Fast Linearized Alternating Direction Minimization Algorithm with Adaptive Parameter Selection for Multiplicative Noise Removal

TL;DR

This paper introduces two fast, adaptive algorithms for multiplicative noise removal that automatically estimate regularization parameters and outperform existing methods in accuracy and efficiency.

Contribution

The paper presents novel linearized algorithms that simultaneously estimate regularization parameters and recover images, improving speed and accuracy in multiplicative noise removal.

Findings

Outperform state-of-the-art methods in PSNR

Reduce computational time significantly

Converge under certain conditions

Abstract

Owing to the edge preserving ability and low computational cost of the total variation (TV), variational models with the TV regularization have been widely investigated in the field of multiplicative noise removal. The key points of the successful application of these models lie in: the optimal selection of the regularization parameter which balances the data-fidelity term with the TV regularizer; the efficient algorithm to compute the solution.

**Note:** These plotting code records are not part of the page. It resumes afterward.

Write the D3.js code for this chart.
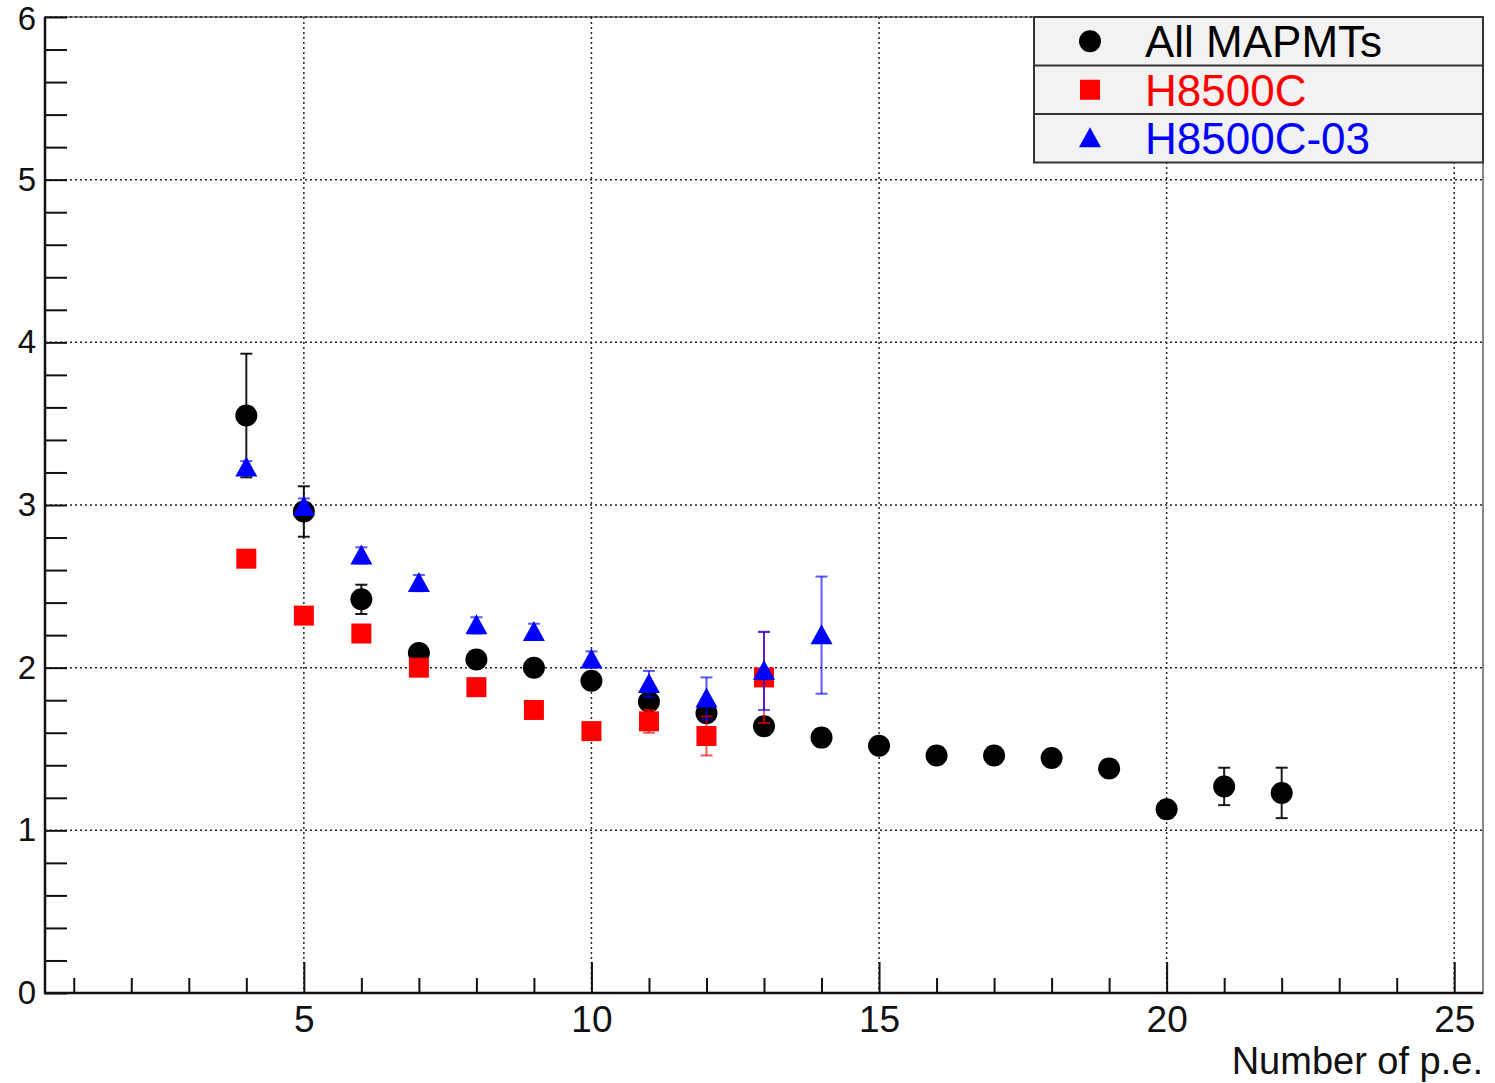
<!DOCTYPE html>
<html>
<head>
<meta charset="utf-8">
<script src="https://cdn.jsdelivr.net/npm/d3@7"></script>
<style>
  body { margin: 0; background: #fff; }
  svg { display: block; font-family: "Liberation Sans", Arial, sans-serif; }
</style>
</head>
<body>
<svg id="chart" width="1495" height="1083"></svg>
<script>
// data
const allX = [4, 5, 6, 7, 8, 9, 10, 11, 12, 13, 14, 15, 16, 17, 18, 19, 20, 21, 22]
const allY = [3.55, 2.96, 2.42, 2.09, 2.05, 2.00, 1.92, 1.79, 1.72, 1.64, 1.57, 1.52, 1.46, 1.46, 1.445, 1.38, 1.13, 1.27, 1.23]
const allErr = [0.38, 0.155, 0.09, 0.04, 0.04, 0.04, 0.04, 0.05, 0.05, 0.04, 0.04, 0.04, 0.04, 0.04, 0.04, 0.05, 0.05, 0.115, 0.155]

const cX = [4, 5, 6, 7, 8, 9, 10, 11, 12, 13]
const cY = [2.67, 2.32, 2.21, 2.00, 1.88, 1.74, 1.61, 1.67, 1.58, 1.94]
const cErr = [0.05, 0.05, 0.05, 0.04, 0.05, 0.05, 0.05, 0.07, 0.12, 0.28]

const c03X = [4, 5, 6, 7, 8, 9, 10, 11, 12, 13, 14]
const c03Y = [3.23, 2.99, 2.69, 2.52, 2.26, 2.22, 2.05, 1.90, 1.81, 1.98, 2.20]
const c03Err = [0.04, 0.05, 0.05, 0.05, 0.05, 0.05, 0.05, 0.08, 0.13, 0.24, 0.36]

const legendLabels = ["All MAPMTs", "H8500C", "H8500C-03"]
const xTitle = "Number of p.e."

const series = [
  {name: legendLabels[0], xs: allX, ys: allY, errs: allErr, color: "#000", shape: "circle"},
  {name: legendLabels[1], xs: cX, ys: cY, errs: cErr, color: "#ff0000", shape: "square"},
  {name: legendLabels[2], xs: c03X, ys: c03Y, errs: c03Err, color: "#0000ff", shape: "triangle"}
]

const L = 45, R = 1483, T = 17, B = 993
const svg = d3.select("#chart")

const x = d3.scaleLinear().domain([0.5, 25.5]).range([L, R])
const y = d3.scaleLinear().domain([0, 6]).range([B, T])

const xMajor = [5, 10, 15, 20, 25]
const xMinor = d3.range(1, 26).filter(d => d % 5 != 0)
const yMajor = d3.range(0, 7)
const yMinor = d3.range(0, 6.01, 0.2).map(d => +d.toFixed(1)).filter(d => Math.abs(d - Math.round(d)) > 0.01)

//frame
svg.append("rect").attr("x", L).attr("y", T).attr("width", R - L).attr("height", B - T)
  .attr("fill", "none").attr("stroke", "#888").attr("stroke-width", 2)

//grid
const grid = svg.append("g").attr("stroke", "#222").attr("stroke-width", 1.5).attr("stroke-dasharray", "2,3")
grid.selectAll(".gx").data(xMajor).enter().append("line")
  .attr("x1", d => x(d)).attr("x2", d => x(d)).attr("y1", T).attr("y2", B)
grid.selectAll(".gy").data(yMajor.filter(d => d > 0)).enter().append("line")
  .attr("y1", d => y(d)).attr("y2", d => y(d)).attr("x1", L).attr("x2", R)

const styleAxis = (g, fs) => {
  g.select(".domain").remove()
  g.selectAll(".tick line").attr("stroke", "#111").attr("stroke-width", 2)
  g.selectAll("text").attr("font-size", fs).attr("fill", "#111")
    .attr("font-family", "Liberation Sans, Arial, sans-serif")
}

//x axis
svg.append("g").attr("transform", `translate(0,${B})`)
  .call(d3.axisBottom(x).tickValues(xMinor).tickSize(-15).tickFormat(""))
  .call(g => styleAxis(g, 34))
svg.append("g").attr("transform", `translate(0,${B})`)
  .call(d3.axisBottom(x).tickValues(xMajor).tickSize(-31).tickPadding(13).tickFormat(d3.format("d")))
  .call(g => styleAxis(g, 37))

//y axis
svg.append("g").attr("transform", `translate(${L},0)`)
  .call(d3.axisLeft(y).tickValues(yMinor).tickSize(-22).tickFormat(""))
  .call(g => styleAxis(g, 34))
svg.append("g").attr("transform", `translate(${L},0)`)
  .call(d3.axisLeft(y).tickValues(yMajor).tickSize(-22).tickPadding(9).tickFormat(d3.format("d")))
  .call(g => styleAxis(g, 33))
  .call(g => g.selectAll("text").attr("dy", d => d == 6 ? "0.38em" : "0.32em"))

svg.append("line").attr("x1", L).attr("x2", L).attr("y1", T).attr("y2", B + 1)
  .attr("stroke", "#111").attr("stroke-width", 2.5)
svg.append("line").attr("x1", L - 1).attr("x2", R).attr("y1", B).attr("y2", B)
  .attr("stroke", "#111").attr("stroke-width", 2.5)

svg.append("text").attr("x", R).attr("y", 1074).attr("text-anchor", "end")
  .attr("font-size", 38).attr("fill", "#111").text(xTitle)

//markers
const drawMarker = (g, shape, color) => {
  if (shape == "circle") g.append("circle").attr("r", 11).attr("fill", color)
  else if (shape == "square") g.append("rect").attr("x", -10).attr("y", -10).attr("width", 20).attr("height", 20).attr("fill", color)
  else g.append("path").attr("d", "M0,-11L11,9L-11,9Z").attr("fill", color)
}

series.forEach(s => {
  const pts = s.xs.map((d, i) => ({x: d, y: s.ys[i], e: s.errs[i]}))
  const g = svg.append("g")
  const eb = g.append("g").attr("stroke", s.color).attr("stroke-width", 2)
    .attr("stroke-opacity", s.shape == "circle" ? 0.9 : 0.65)
  eb.selectAll(".v").data(pts).enter().append("line")
    .attr("x1", d => x(d.x)).attr("x2", d => x(d.x))
    .attr("y1", d => y(d.y - d.e)).attr("y2", d => y(d.y + d.e))
  eb.selectAll(".ct").data(pts).enter().append("line")
    .attr("x1", d => x(d.x) - 6).attr("x2", d => x(d.x) + 6)
    .attr("y1", d => y(d.y + d.e)).attr("y2", d => y(d.y + d.e))
  eb.selectAll(".cb").data(pts).enter().append("line")
    .attr("x1", d => x(d.x) - 6).attr("x2", d => x(d.x) + 6)
    .attr("y1", d => y(d.y - d.e)).attr("y2", d => y(d.y - d.e))
  g.selectAll(".m").data(pts).enter().append("g")
    .attr("transform", d => `translate(${x(d.x)},${y(d.y)})`)
    .each(function () { drawMarker(d3.select(this), s.shape, s.color) })
})

//legend
const lg = svg.append("g")
const lx0 = 1034, lx1 = 1483, ly0 = 17, rowH = 48.5
lg.append("rect").attr("x", lx0).attr("y", ly0).attr("width", lx1 - lx0).attr("height", rowH * 3)
  .attr("fill", "#f2f2f2").attr("stroke", "#333").attr("stroke-width", 2)
lg.selectAll(".sep").data([1, 2]).enter().append("line")
  .attr("x1", lx0).attr("x2", lx1)
  .attr("y1", d => ly0 + d * rowH).attr("y2", d => ly0 + d * rowH)
  .attr("stroke", "#333").attr("stroke-width", 2)
series.forEach((s, i) => {
  const cy = ly0 + rowH * (i + 0.5)
  const m = lg.append("g").attr("transform", `translate(1090,${cy})`)
  drawMarker(m, s.shape, s.color)
  lg.append("text").attr("x", 1145).attr("y", cy + 16).attr("font-size", 44)
    .attr("fill", s.color).text(s.name)
})
</script>
</body>
</html>
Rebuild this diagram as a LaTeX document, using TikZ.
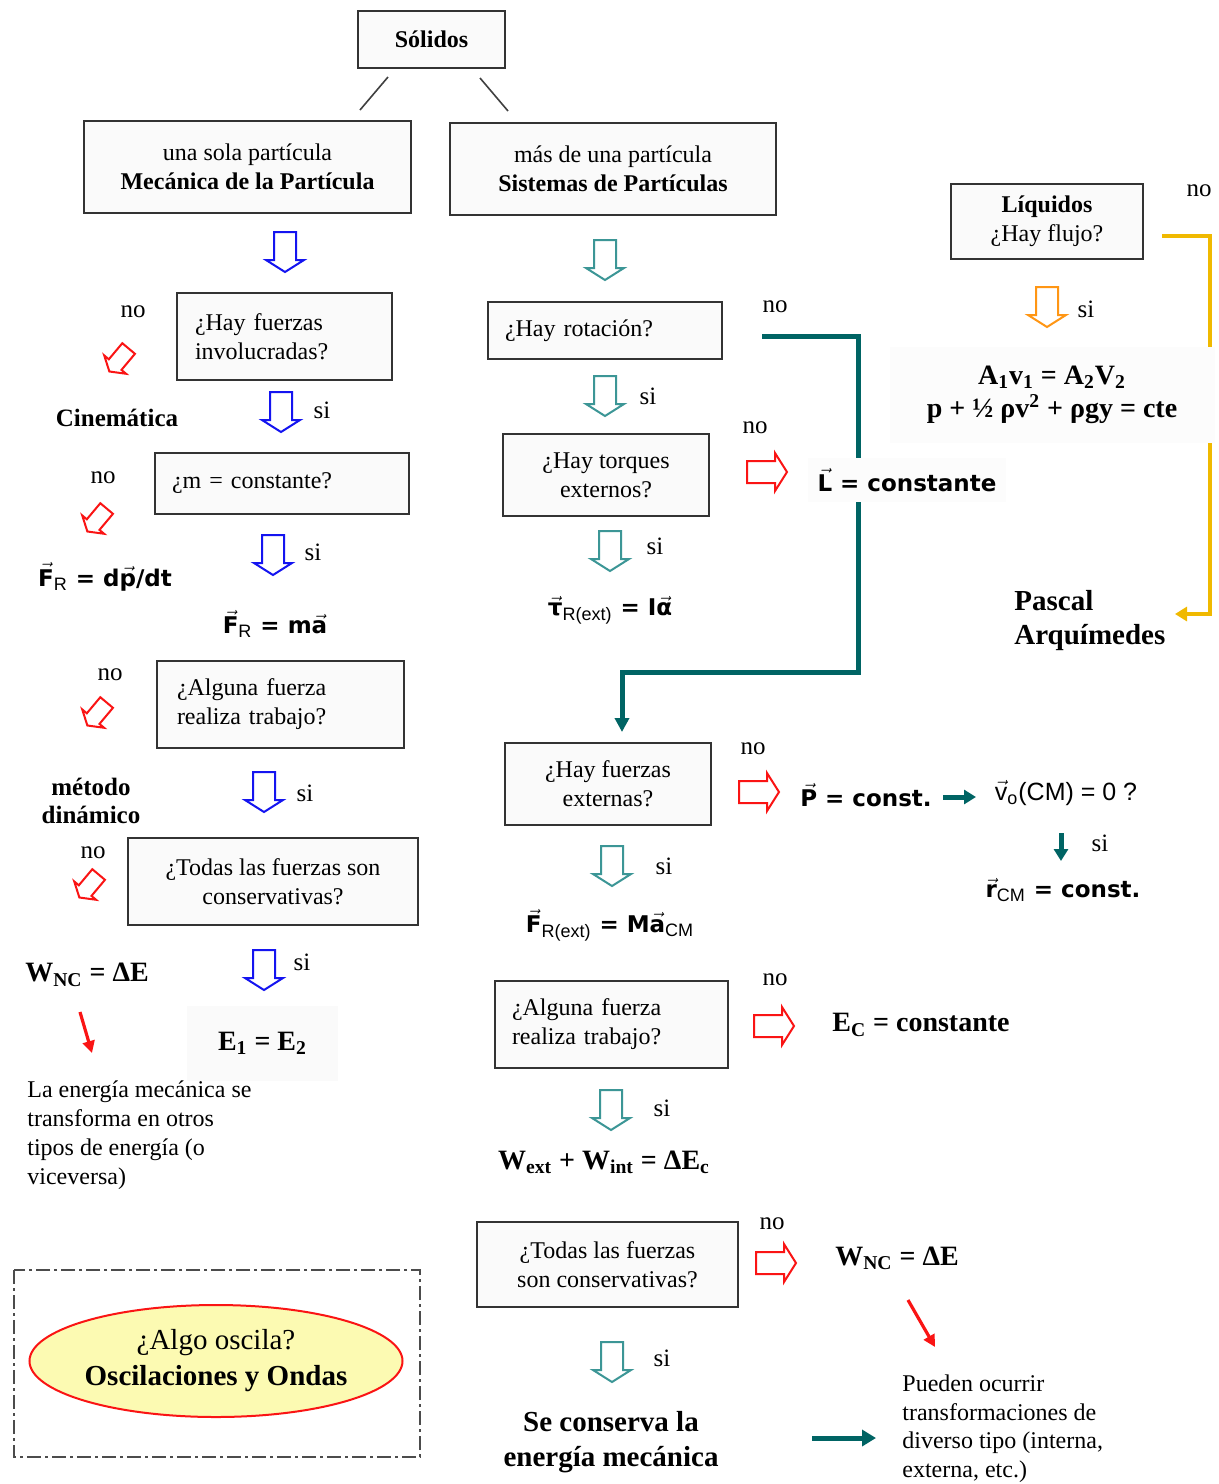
\documentclass[tikz,border=0pt]{standalone}
\usepackage{fontspec}
\setmainfont{Liberation Serif}
\newfontfamily\sfb{DejaVu Sans}
\newfontfamily\sfr{Liberation Sans}
\usetikzlibrary{arrows.meta,shapes.geometric}
\definecolor{myblue}{RGB}{20,20,240}
\definecolor{tealA}{RGB}{60,150,150}
\definecolor{tealL}{RGB}{0,100,100}
\definecolor{myred}{RGB}{250,20,20}
\definecolor{myorange}{RGB}{255,150,20}
\definecolor{gold}{RGB}{240,185,0}
\definecolor{ellfill}{RGB}{252,250,178}
\definecolor{boxfill}{RGB}{250,250,250}
\newcommand\vv[1]{\ensuremath{\vec{\hbox{#1}}}}
\newcommand\sbs[1]{\ensuremath{_{\hbox{\sfr\mdseries\fontsize{9}{9}\selectfont #1}}}}
\begin{document}
\begin{tikzpicture}[x=0.5pt,y=-0.5pt,
  box/.style={draw=black!80, line width=1pt, fill=boxfill, inner sep=0pt, align=center, font=\fontsize{12}{14.5}\selectfont},
  lbox/.style n args={2}{box, align=left, text width=#1, inner xsep=#2},
  lbl/.style={font=\fontsize{12.5}{14}\selectfont, inner sep=0pt},
  bft/.style={font=\fontsize{14}{17}\selectfont\bfseries, inner sep=1pt, align=center},
  sft/.style={font=\sfb\bfseries\fontsize{11.5}{14}\selectfont, inner sep=1pt},
  plain/.style={font=\fontsize{12}{14.5}\selectfont, inner sep=0pt, align=left},
  harrow/.pic={\draw[line width=1pt, fill=white, line join=miter, pic actions] (-11,-20)--(11,-20)--(11,8)--(19,8)--(0,20)--(-19,8)--(-11,8)--cycle;},
  solid arrow/.style={line width=1.6pt, -{Triangle[length=6pt,width=6pt]}}
]
\fill[white] (0,0) rectangle (1219,1484);
\useasboundingbox (0,0) rectangle (1219,1484);

% ---------- boxes ----------
\node[box, minimum width=73.5pt, minimum height=28.5pt] (sol) at (431.5,39.5) {\textbf{Sólidos}};
\node[box, minimum width=163.5pt, minimum height=46pt] (mec) at (247.5,167) {una sola partícula\\\textbf{Mecánica de la Partícula}};
\node[box, minimum width=163pt, minimum height=46pt] (sis) at (613,169) {más de una partícula\\\textbf{Sistemas de Partículas}};
\node[lbox={89.5pt}{9pt}, minimum height=43.5pt] (q1) at (284.5,336.5) {¿Hay fuerzas\\involucradas?};
\node[lbox={110pt}{8.5pt}, minimum height=30.5pt] (q2) at (282,483.5) {¿m = constante?};
\node[lbox={103.5pt}{10pt}, minimum height=43.5pt] (q3) at (280.5,704.5) {¿Alguna fuerza\\realiza trabajo?};
\node[box, minimum width=145pt, minimum height=43.5pt] (q4) at (273,881.5) {¿Todas las fuerzas son\\conservativas?};
\node[lbox={100pt}{8.5pt}, minimum height=28.5pt] (r1) at (605,330.5) {¿Hay rotación?};
\node[box, minimum width=103pt, minimum height=41pt] (r2) at (606,475) {¿Hay torques\\externos?};
\node[box, minimum width=103pt, minimum height=41pt] (r3) at (608,784) {¿Hay fuerzas\\externas?};
\node[lbox={99.5pt}{8.5pt}, minimum height=43.5pt] (r4) at (611.5,1024.5) {¿Alguna fuerza\\realiza trabajo?};
\node[box, minimum width=130.5pt, minimum height=42.5pt] (r5) at (607.5,1264.5) {¿Todas las fuerzas\\son conservativas?};
\node[box, minimum width=96pt, minimum height=37.5pt] (liq) at (1047,221.5) {\textbf{Líquidos}\\¿Hay flujo?};

% lines from Solidos
\coordinate (s1a) at (388,77); \coordinate (s1b) at (360,110);
\coordinate (s2a) at (480,78); \coordinate (s2b) at (508,111);
\draw[black!75, line width=0.8pt] (s1a) -- (s1b);
\draw[black!75, line width=0.8pt] (s2a) -- (s2b);

% ---------- hollow arrows ----------
\foreach \p in {(285,252),(281,412),(273,555),(264,792),(264,970)}
  \pic[draw=myblue] at \p {harrow};
\foreach \p in {(605,260),(605,396),(610,551),(612,866),(611,1110),(612,1362)}
  \pic[draw=tealA] at \p {harrow};
\pic[draw=myorange] at (1047,307) {harrow};
\foreach \p in {(767,472),(759,792),(774,1026),(776,1263)}
  \pic[draw=myred, rotate=90] at \p {harrow};
\foreach \p in {(119,360),(97,520),(97,714),(89,886)}
  \pic[draw=myred, rotate=-40, scale=0.75] at \p {harrow};

% ---------- no / si labels ----------
\foreach \n/\p in {n1/{(133,312)},n2/{(103,478)},n3/{(110,675)},n4/{(93,853)},n5/{(775,307)},n6/{(755,428)},n7/{(753,749)},n8/{(775,980)},n9/{(772,1224)},n10/{(1199,191)}}
  \node[lbl] (\n) at \p {no};
\foreach \n/\p in {y1/{(322,410)},y2/{(313,552)},y3/{(305,793)},y4/{(302,962)},y5/{(648,396)},y6/{(655,546)},y7/{(664,866)},y8/{(662,1108)},y9/{(662,1358)},y10/{(1086,309)},y11/{(1100,843)}}
  \node[lbl] (\n) at \p {si};

% ---------- long connectors ----------
\coordinate (t0) at (762,336); \coordinate (t1) at (622,732);
\draw[tealL, line width=2.5pt, -{Triangle[length=7pt,width=7pt]}] (t0) -- (858,336) -- (858,672) -- (622,672) -- (t1);
\coordinate (g0) at (1162,236); \coordinate (g1) at (1175,614);
\draw[gold, line width=2pt, -{Triangle[length=6pt,width=7pt]}] (g0) -- (1210,236) -- (1210,614) -- (g1);

% ---------- left column texts ----------
\node[bft, font=\fontsize{12.5}{14}\selectfont\bfseries] (cin) at (117,418) {Cinemática};
\node[sft] (frdp) at (105,577) {\vv{F}\sbs{R} = d\vv{p}/dt};
\node[sft] (frma) at (275,624) {\vv{F}\sbs{R} = m\vv{a}};
\node[bft, font=\fontsize{12.5}{14}\selectfont\bfseries] (metodo) at (91,801) {método\\dinámico};
\node[bft] (wnc1) at (87,975) {W\textsubscript{NC} = ΔE};
\node[bft, fill=black!2, minimum width=75.5pt, minimum height=37.5pt] (e12) at (262.5,1043) {E\textsubscript{1} = E\textsubscript{2}};
\node[plain, anchor=west] (laen) at (27,1135.5) {La energía mecánica se\\transforma en otros\\tipos de energía (o\\viceversa)};
\coordinate (ra0) at (80,1012); \coordinate (ra1) at (92,1053);
\draw[myred, solid arrow] (ra0) -- (ra1);

% Oscillation
\draw[black!70, line width=1pt, dash pattern=on 7pt off 2pt on 1.5pt off 2pt] (14,1270) rectangle (420,1457);
\node[ellipse, draw=myred, line width=1pt, fill=ellfill, minimum width=186.5pt, minimum height=56pt, inner sep=0pt] (osc) at (216,1361) {};
\node[font=\fontsize{14.5}{18}\selectfont, align=center, inner sep=0pt] (osct) at (osc.center) {¿Algo oscila?\\\textbf{Oscilaciones y Ondas}};

% ---------- middle column texts ----------
\node[sft, fill=black!1, inner xsep=5pt, inner ysep=5pt] (lc) at (907,480) {\vv{L} = constante};
\node[sft] (tau) at (610,610) {\vv{τ}\sbs{R(ext)} = I\vv{α}};
\node[sft] (pc) at (866,795) {\vv{P} = const.};
\node[font=\sfr\fontsize{12.5}{14}\selectfont, inner sep=1pt] (v0) at (1066,793) {\vv{v}\sbs{o}(CM) = 0 ?};
\node[sft] (rcm) at (1063,890) {\vv{r}\sbs{CM} = const.};
\coordinate (pa0) at (943,797); \coordinate (pa1) at (976,797);
\draw[tealL, line width=2.5pt, -{Triangle[length=6pt,width=7pt]}] (pa0) -- (pa1);
\coordinate (va0) at (1061,833); \coordinate (va1) at (1061,861);
\draw[tealL, line width=2.5pt, -{Triangle[length=6pt,width=7pt]}] (va0) -- (va1);
\node[sft] (frext) at (610,925) {\vv{F}\sbs{R(ext)} = M\vv{a}\sbs{CM}};
\node[bft] (ec) at (921,1025) {E\textsubscript{C} = constante};
\node[bft] (wext) at (604,1162) {W\textsubscript{ext} + W\textsubscript{int} = ΔE\textsubscript{c}};
\node[bft] (wnc2) at (897,1258) {W\textsubscript{NC} = ΔE};
\node[bft, font=\fontsize{14.5}{17.5}\selectfont\bfseries] (secons) at (611,1442) {Se conserva la\\energía mecánica};
\node[plain, anchor=west, font=\fontsize{12}{14.25}\selectfont] (pued) at (902,1428.5) {Pueden ocurrir\\transformaciones de\\diverso tipo (interna,\\externa, etc.)};
\coordinate (rb0) at (908,1300); \coordinate (rb1) at (935,1347);
\draw[myred, solid arrow] (rb0) -- (rb1);
\coordinate (sa0) at (812,1438); \coordinate (sa1) at (876,1438);
\draw[tealL, line width=2.5pt, -{Triangle[length=7pt,width=8pt]}] (sa0) -- (sa1);

% ---------- right column ----------
\node[bft, fill=black!1, minimum width=162.5pt, minimum height=48pt, font=\fontsize{14}{16.5}\selectfont\bfseries] (bern) at (1052,395) {A\textsubscript{1}v\textsubscript{1} = A\textsubscript{2}V\textsubscript{2}\\p + ½ ρv\textsuperscript{2} + ρgy = cte};
\node[bft, anchor=west, align=left, font=\fontsize{14.5}{17}\selectfont\bfseries] (pasc) at (1012,621) {Pascal\\Arquímedes};
\end{tikzpicture}
\end{document}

In this paper, we propose two fast algorithms based on the linearized technique, which are able to estimate the regularization parameter and recover the image simultaneously. In the iteration step of the proposed algorithms, the regularization parameter is adjusted by a special discrepancy function defined for multiplicative noise. The convergence properties of the proposed algorithms are proved under certain conditions, and numerical experiments demonstrate that the proposed algorithms overall outperform some state-of-the-art methods in the PSNR values and computational time.